Omari S. Ra – Afrikan (b. 1960)

Omari S. Ra - Figure with Mask, 1987 (Private Collection)

This post focuses on one of the major figures in contemporary Jamaican art, Omari S. Ra. His work also provides an interesting perspective on the symbolic significance of Haiti in the African Diaspora, which has new poignancy in the aftermath of the devastating Haiti earthquake and which has motivated the timing of this post. The text is adapted from a work in progress by Veerle Poupeye, the NGJ’s Executive Director.

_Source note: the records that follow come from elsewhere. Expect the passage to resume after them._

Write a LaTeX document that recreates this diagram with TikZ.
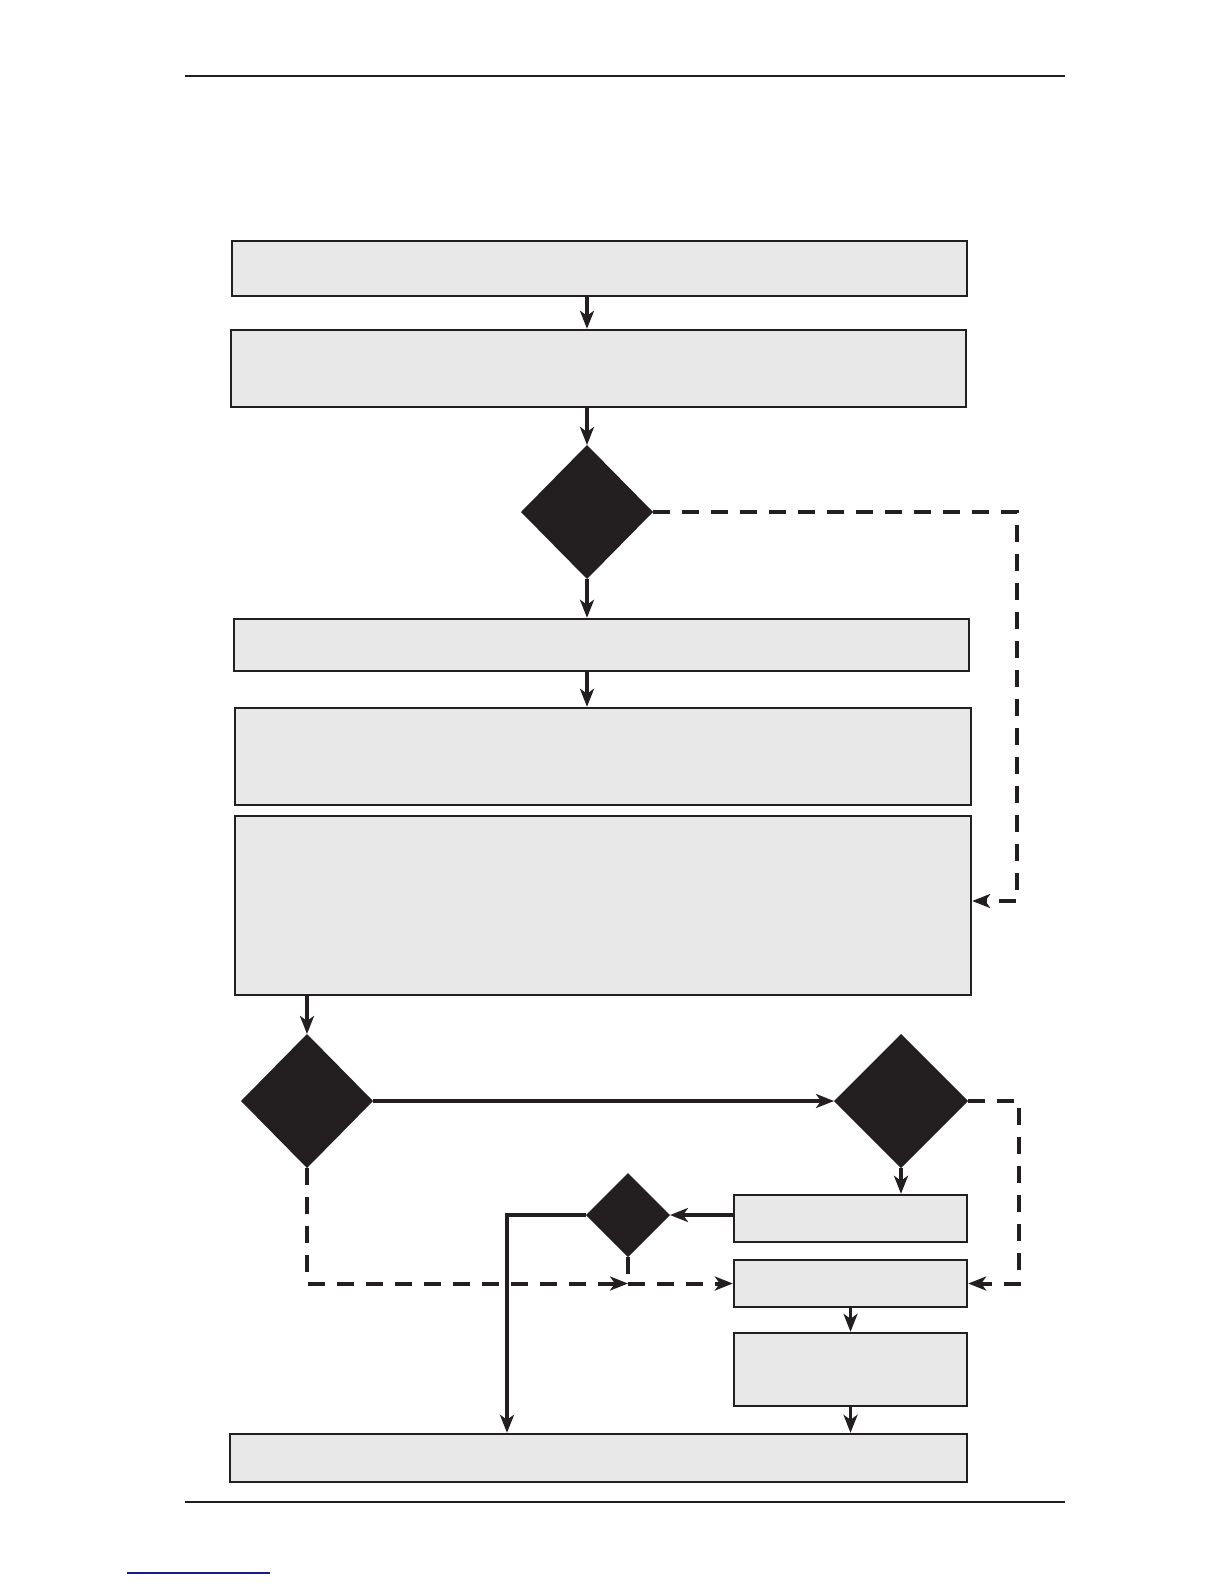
\documentclass[tikz,border=0pt]{standalone}
\usepackage{tikz}
\usetikzlibrary{shapes.geometric,arrows.meta}
\definecolor{ink}{HTML}{231F20}
\definecolor{boxgray}{HTML}{E8E8E8}
\definecolor{linkblue}{HTML}{1A1A8C}

\begin{document}
\begin{tikzpicture}[
        x=0.5pt, y=-0.5pt, >={Stealth[length=9pt, width=7pt, inset=2.5pt]},
        box/.style={rectangle, draw=ink, fill=boxgray, line width=1.2pt, inner sep=0pt},
        dia/.style={diamond, fill=ink, inner sep=0pt, outer sep=0pt},
        flow/.style={draw=ink, line width=1.8pt},
        alt/.style={flow, line width=2pt, dash pattern=on 8.5pt off 6pt},
        rule/.style={draw=ink, line width=0.9pt}
      ]
        \useasboundingbox (0,0) rectangle (1224,1584);
        % page rules
        \draw[rule] (185,76) -- (1065,76);
        \draw[rule] (185,1502) -- (1065,1502);
        \draw[linkblue, line width=0.8pt] (127,1573) -- (270,1573);
        % boxes
        \node[box, minimum width=367.5pt, minimum height=27.5pt] (1) at (599.5,268.5) {};
        \node[box, minimum width=367.5pt, minimum height=38.5pt] (2) at (598.5,368.5) {};
        \node[box, minimum width=367.5pt, minimum height=26pt] (3) at (601.5,645) {};
        \node[box, minimum width=368pt, minimum height=48.5pt] (4) at (603,756.5) {};
        \node[box, minimum width=368pt, minimum height=89.5pt] (5) at (603,905.5) {};
        \node[box, minimum width=116.5pt, minimum height=23.5pt] (6) at (850.5,1218.5) {};
        \node[box, minimum width=116.5pt, minimum height=23.5pt] (7) at (850.5,1283.5) {};
        \node[box, minimum width=116.5pt, minimum height=36.5pt] (8) at (850.5,1369.5) {};
        \node[box, minimum width=368.5pt, minimum height=24pt] (9) at (598.5,1458) {};
        % decisions
        \node[dia, minimum width=66pt, minimum height=67pt] (d1) at (587,512) {};
        \node[dia, minimum width=66pt, minimum height=67pt] (d2) at (307,1101) {};
        \node[dia, minimum width=67pt, minimum height=67pt] (d3) at (901,1101) {};
        \node[dia, minimum width=42pt, minimum height=42pt] (d4) at (628,1215) {};
        \coordinate (r1) at (1017,512);
        \coordinate (r2) at (1019,1101);
        \coordinate (l1) at (507,1215);
        \coordinate (j) at (d4 |- 7.west);
        % connectors
        \draw[flow,->] (1.south -| d1) -- (2.north -| d1);
        \draw[flow,->] (2.south -| d1) -- (d1.north);
        \draw[flow,->] (d1.south) -- (3.north -| d1);
        \draw[flow,->] (3.south -| d1) -- (4.north -| d1);
        \draw[alt,->] (d1.east) -- (r1) |- ([yshift=2.25pt]5.east);
        \draw[flow,->] (5.south -| d2) -- (d2.north);
        \draw[flow,->] (d2.east) -- (d3.west);
        \draw[flow,->] (d3.south) -- (6.north -| d3);
        \draw[alt,->] (d3.east) -- (r2) |- (7.east);
        \draw[flow,->] (6.west |- d4) -- (d4.east);
        \draw[flow,->] (d4.west) -- (l1) -- (l1 |- 9.north);
        \draw[alt,->] (d2.south) |- (j);
        \draw[alt] (d4.south) -- (j);
        \draw[alt,->] (j) -- (7.west);
        \draw[flow,->] (7.south) -- (8.north);
        \draw[flow,->] (8.south) -- (9.north -| 8);
      \end{tikzpicture}
\end{document}
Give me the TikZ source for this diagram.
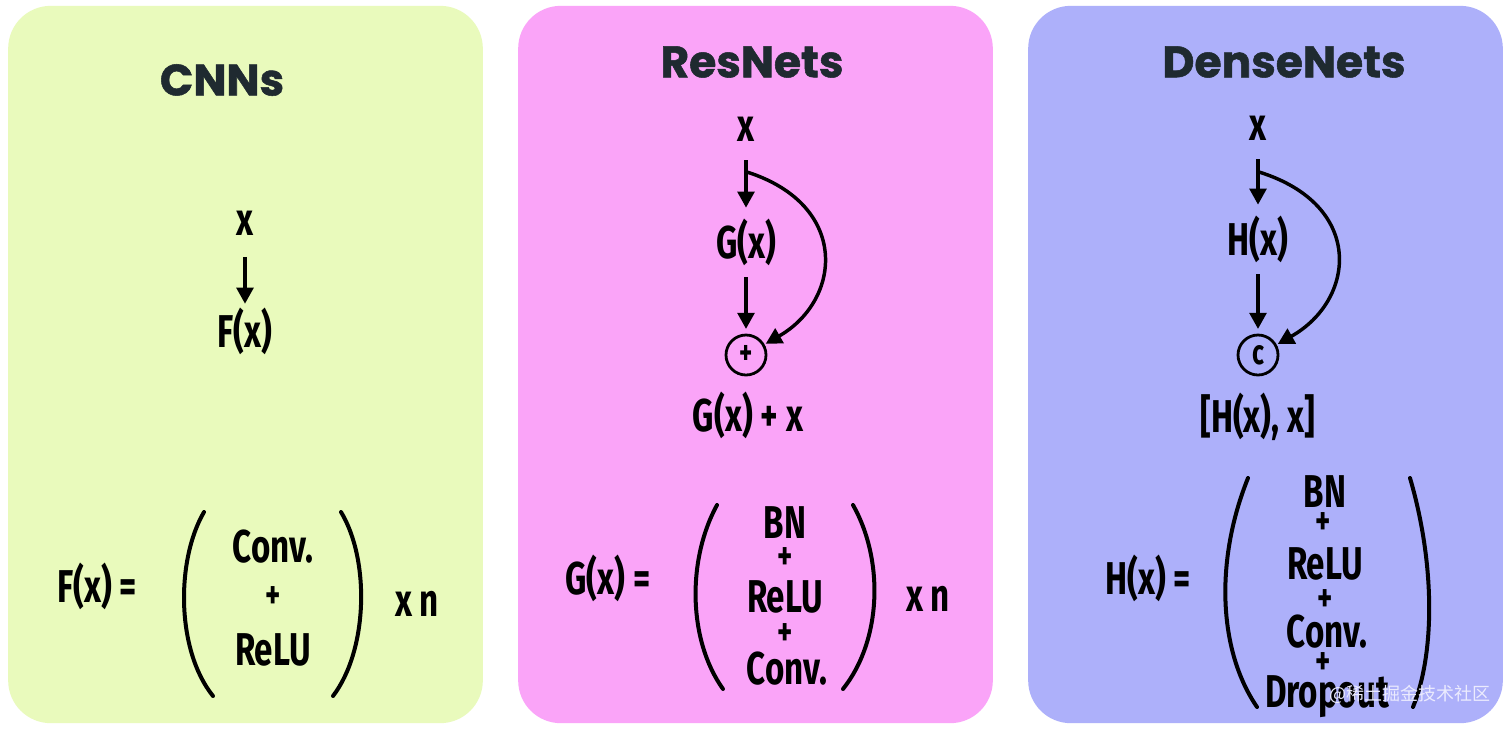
\documentclass[tikz,border=0pt]{standalone}
\usepackage{fontspec}
\usetikzlibrary{arrows.meta}
\newfontfamily\handfont[FakeStretch=0.72]{Fira Sans}
\newfontfamily\titlefont[FakeBold=1.2]{Poppins}
\newfontfamily\cjkfont{Noto Sans CJK SC}
\definecolor{pone}{RGB}{233,250,188}
\definecolor{ptwo}{RGB}{250,164,248}
\definecolor{pthree}{RGB}{173,176,250}
\definecolor{ttl}{RGB}{31,42,48}
\tikzset{
  panel/.style={fill=#1, rounded corners=32pt, minimum width=356pt, minimum height=538pt, inner sep=0pt},
  ttlnode/.style={font=\titlefont\bfseries\fontsize{33}{38}\selectfont, text=ttl, inner sep=0pt},
  lbl/.style={font=\handfont\bfseries\fontsize{34.5}{40}\selectfont, inner sep=0pt, text height=23pt, text depth=6pt},
  itm/.style={font=\handfont\bfseries\fontsize{34.5}{40}\selectfont, inner sep=0pt},
  pls/.style={font=\handfont\bfseries\fontsize{30}{34}\selectfont, inner sep=0pt},
  opnode/.style={circle, draw, line width=2.1pt, minimum size=30pt, inner sep=0pt, font=\handfont\bfseries\fontsize{26}{30}\selectfont},
  arr/.style={line width=2.6pt, -{Triangle[length=12pt,width=12.5pt]}},
  paren/.style={line width=3pt, line cap=round},
  wmark/.style={font=\cjkfont\fontsize{13.5}{16}\selectfont, text=white!75!pthree, inner sep=0pt}
}
\begin{document}
\begin{tikzpicture}[x=0.75pt,y=-0.75pt]
\useasboundingbox (0,0) rectangle (1512,729);
\fill[white] (0,0) rectangle (1512,729);
% panels
\node[panel=pone] (p1) at (245.5,364.5) {};
\node[panel=ptwo] (p2) at (755.5,364.5) {};
\node[panel=pthree] (p3) at (1265.5,364.5) {};
% titles
\node[ttlnode] (t1) at (222,80) {CNNs};
\node[ttlnode] (t2) at (752,62) {ResNets};
\node[ttlnode] (t3) at (1284,62) {DenseNets};

% ---------- CNNs ----------
\node[lbl] (x1) at (245,224) {x};
\node[lbl] (f1) at (245,336) {F(x)};
\draw[arr, shorten <=10pt, shorten >=9.5pt] (x1) -- (f1);
\node[lbl] (feq) at (97,591) {F(x) =};
\node[itm] (c1a) at (273,547) {Conv.};
\node[pls] (c1p) at (273,598) {+};
\node[itm] (c1b) at (273,650) {ReLU};
\node[lbl] (xn1) at (417,605) {x n};
\draw[paren] (204,512) .. controls (176,560) and (176,650) .. (213,696);
\draw[paren] (341,512) .. controls (370,560) and (368,650) .. (333,696);

% ---------- ResNets ----------
\node[lbl] (x2) at (746,130) {x};
\node[lbl] (g2) at (746,247) {G(x)};
\node[opnode] (plus) at (746,355) {+};
\node[lbl] (out2) at (748,420) {G(x) + x};
\coordinate (br2) at (747,172);
\draw[arr, shorten <=8pt, shorten >=14.8pt] (x2) -- (g2);
\draw[arr, shorten <=8pt, shorten >=3.5pt] (g2) -- (plus);
\draw[arr, shorten >=1pt] (br2) .. controls (850,205) and (842,300) .. (plus);
\node[lbl] (geq) at (608,583) {G(x) =};
\node[itm] (r2a) at (785,523) {BN};
\node[pls] (r2p1) at (785,559) {+};
\node[itm] (r2b) at (785,597) {ReLU};
\node[pls] (r2p2) at (785,635) {+};
\node[itm] (r2c) at (787,669) {Conv.};
\node[lbl] (xn2) at (928,600) {x n};
\draw[paren] (717,505) .. controls (687,560) and (688,640) .. (723,689);
\draw[paren] (853,505) .. controls (884,560) and (882,640) .. (843,689);

% ---------- DenseNets ----------
\node[lbl] (x3) at (1258,129) {x};
\node[lbl] (h3) at (1258,244) {H(x)};
\node[opnode] (cat) at (1258,355) {c};
\node[lbl] (out3) at (1258,421) {[H(x), x]};
\coordinate (br3) at (1259,172);
\draw[arr, shorten <=8pt, shorten >=14.8pt] (x3) -- (h3);
\draw[arr, shorten <=8pt, shorten >=3.5pt] (h3) -- (cat);
\draw[arr, shorten >=1pt] (br3) .. controls (1365,205) and (1356,300) .. (cat);
\node[lbl] (heq) at (1148,583) {H(x) =};
\node[itm] (d3a) at (1325,492) {BN};
\node[pls] (d3p1) at (1323,524) {+};
\node[itm] (d3b) at (1325,564) {ReLU};
\node[pls] (d3p2) at (1325,601) {+};
\node[itm] (d3c) at (1327,632) {Conv.};
\node[pls] (d3p3) at (1323,664) {+};
\node[itm, anchor=base] (d3d) at (1327,707) {Dropout};
\draw[paren] (1248,478) .. controls (1215,560) and (1218,650) .. (1257,707);
\draw[paren] (1410,478) .. controls (1434,560) and (1436,650) .. (1413,707);
\node[wmark] (wm) at (1410,694) {@稀土掘金技术社区};
\end{tikzpicture}
\end{document}
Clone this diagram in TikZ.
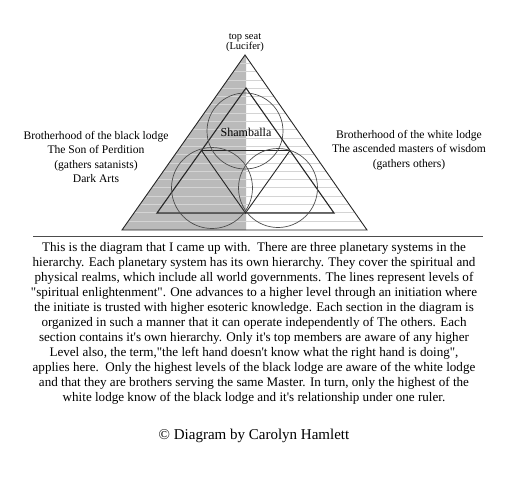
\documentclass[tikz,border=0pt]{standalone}
\usepackage{fontspec}
\setmainfont{Liberation Serif}[Ligatures=TeXOff]
\usetikzlibrary{calc}
\definecolor{lodgegrey}{RGB}{186,186,186}
\definecolor{levelgrey}{RGB}{212,212,212}
\tikzset{
    edge/.style={draw=black!85, line width=0.9pt},
    ring/.style={draw=black!70, line width=0.7pt},
    level/.style={draw=levelgrey, line width=0.7pt},
    label/.style={align=center, inner sep=0pt},
}

\begin{document}
\begin{tikzpicture}[x=1pt,y=-1pt]
    \useasboundingbox (0,0) rectangle (509,482);

    % outer pyramid
    \coordinate (apex) at (245,55);
    \coordinate (bl) at (122,230);
    \coordinate (br) at (367,230);
    \fill[lodgegrey] (apex) -- (bl) -- (246,230) -- (246,55) -- cycle;
    \begin{scope}
        \clip (apex) -- (bl) -- (br) -- cycle;
        \foreach \k in {1,...,20}
            \draw[level] (100,55+8.3*\k) -- (400,55+8.3*\k);
    \end{scope}
    \draw[edge] (apex) -- (bl) -- (br) -- cycle;

    % inner triangles
    \coordinate (ia) at (246,88);
    \coordinate (il) at (157,213);
    \coordinate (ir) at (334,213);
    \draw[edge, line width=1.1pt] (ia) -- (il) -- (ir) -- cycle;
    \draw[edge] ($(ia)!0.5!(il)$) -- ($(ia)!0.5!(ir)$) -- ($(il)!0.5!(ir)$) -- cycle;

    % three circles
    \draw[ring] (245,131) circle (38);
    \draw[ring] (212,188) circle (40.5);
    \draw[ring] (278,188) circle (39.5);

    \node[label, font=\fontsize{12}{14}\selectfont] (shamballa) at (246,132) {Shamballa};
    \node[label, font=\fontsize{10.5}{10}\selectfont] (seat) at (245,42.5) {top seat\\(Lucifer)};
    \node[label, font=\fontsize{11.6}{14.5}\selectfont] (black) at (96,157)
        {Brotherhood of the black lodge\\The Son of Perdition\\(gathers satanists)\\Dark Arts};
    \node[label, font=\fontsize{11.6}{14.5}\selectfont] (white) at (409,150)
        {Brotherhood of the white lodge\\The ascended masters of wisdom\\(gathers others)};

    \draw[draw=black!70, line width=1pt] (33,236) -- (483,236);

    \node[label, font=\fontsize{13.1}{15}\selectfont] (story) at (254,323)
        {This is the diagram that I came up with.\ \ There are three planetary systems in the\\
         hierarchy. Each planetary system has its own hierarchy. They cover the spiritual and\\
         physical realms, which include all world governments. The lines represent levels of\\
         "spiritual enlightenment". One advances to a higher level through an initiation where\\
         the initiate is trusted with higher esoteric knowledge. Each section in the diagram is\\
         organized in such a manner that it can operate independently of The others. Each\\
         section contains it's own hierarchy. Only it's top members are aware of any higher\\
         Level also, the term,"the left hand doesn't know what the right hand is doing",\\
         applies here.\ \ Only the highest levels of the black lodge are aware of the white lodge\\
         and that they are brothers serving the same Master. In turn, only the highest of the\\
         white lodge know of the black lodge and it's relationship under one ruler.};

    \node[label, font=\fontsize{15}{16}\selectfont] (credit) at (254,436) {© Diagram by Carolyn Hamlett};
\end{tikzpicture}
\end{document}
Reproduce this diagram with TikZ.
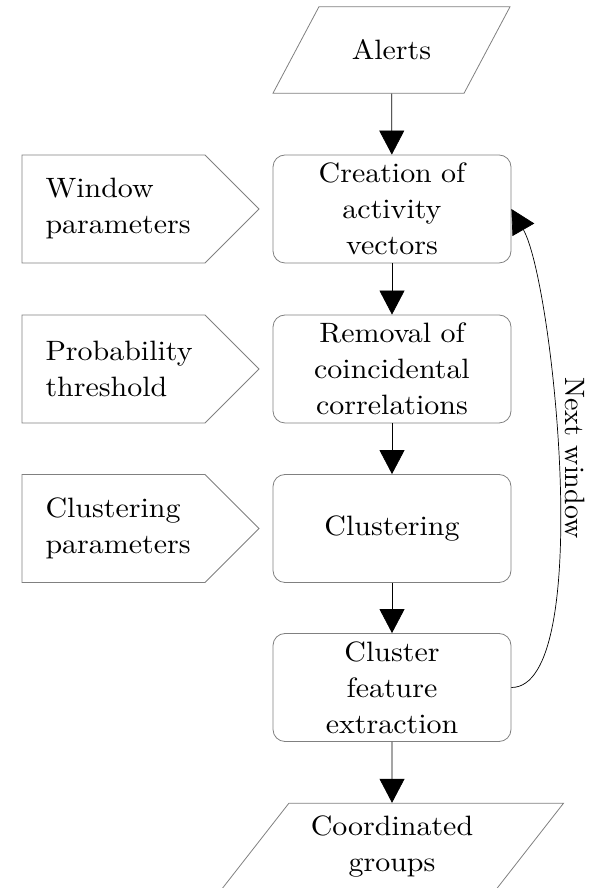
\documentclass[tikz,border=0pt]{standalone}
\usepackage{fontspec}
\setmainfont{lmroman10-regular.otf}[FakeStretch=1.07]
\newfontfamily\sidefont{lmroman10-regular.otf}
\usetikzlibrary{positioning,shapes.geometric,shapes.symbols,arrows.meta}

\begin{document}
\begin{tikzpicture}[x=1pt,y=1pt,
    txt/.style={font=\fontsize{28}{36}\selectfont},
    io/.style={txt,draw=gray,line width=.8pt,trapezium,trapezium stretches body,align=center,inner xsep=2pt},
    proc/.style={txt,draw=gray,line width=.8pt,rounded corners=12pt,minimum width=238pt,minimum height=108pt,text width=220pt,align=center,inner sep=0pt},
    param/.style={txt,draw=gray,line width=.8pt,signal,signal to=east,signal pointer angle=90,minimum height=108pt,minimum width=237pt,text width=136pt,align=left},
    flow/.style={-{Triangle[length=24pt,width=25pt]},draw=black,line width=.7pt}]
  \useasboundingbox (0,0) rectangle (603,888);
  % main column
  \node[io,trapezium left angle=62,trapezium right angle=118,minimum width=237pt,inner ysep=33pt] (alerts) at (391.5,838) {Alerts};
  \node[proc] (vec) at (392,679) {Creation of\\activity\\vectors};
  \node[proc] (rem) at (392,519) {Removal of\\coincidental\\correlations};
  \node[proc] (clu) at (392,359.5) {Clustering};
  \node[proc] (feat) at (392,200.5) {Cluster\\feature\\extraction};
  \node[io,trapezium left angle=52,trapezium right angle=128,minimum width=343pt,inner ysep=13pt] (groups) at (392,41) {Coordinated\\groups};
  % parameters
  \node[param,left=13pt of vec] (win) {Window\\parameters};
  \node[param,left=13pt of rem] (prob) {Probability\\threshold};
  \node[param,left=13pt of clu] (cpar) {Clustering\\parameters};
  \draw[flow] (alerts) -- (vec);
  \draw[flow] (vec) -- (rem);
  \draw[flow] (rem) -- (clu);
  \draw[flow] (clu) -- (feat);
  \draw[flow] (feat) -- (groups);
  % loop back
  \node[font=\sidefont\fontsize{28}{36}\selectfont,rotate=-90] (nxt) at (575,430) {Next window};
  \draw[flow] (feat.east) to[out=0,in=-60,looseness=.45] (vec.east);
\end{tikzpicture}
\end{document}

Omari Ra, also known as Afrikan, is one of the most significant artists to emerge from the 1980s and his work has helped to define the course of contemporary Jamaican art in the last twenty-five years. He was born in Kingston in 1960 as Robert Cookhorne but later changed his name to the Afrocentric Omari S. Ra. He graduated in 1983 from what was then the Jamaica School of Art (now Edna Manley College) and has more recently completed MFA studies at the University in Massachusetts in Dartmouth. Informed by his radical African Nationalist politics, Omari Ra’s work provides provocative, satirical commentaries on the historical and contemporary issues that have shaped the African Diaspora. Ra was originally a painter, who worked mainly in mixed media and collage on paper, but his recent work includes three-dimensional objects and installations and large drawings on fabric. Ra has exhibited regularly at the National Gallery, including the National Biennials, where he won the prestigious Aaron Matalon Award in 2004, and Curator’s Eye I (2004), which was curated by Lowery Stokes-Simms, then Director of the Studio Museum in Harlem. His overseas exhibitions include the 1986 and 1994 Havana Biennale and the 1995 Johannesburg Biennale. He lectures in Painting at the Edna Manley College, where he currently also heads the Painting Department.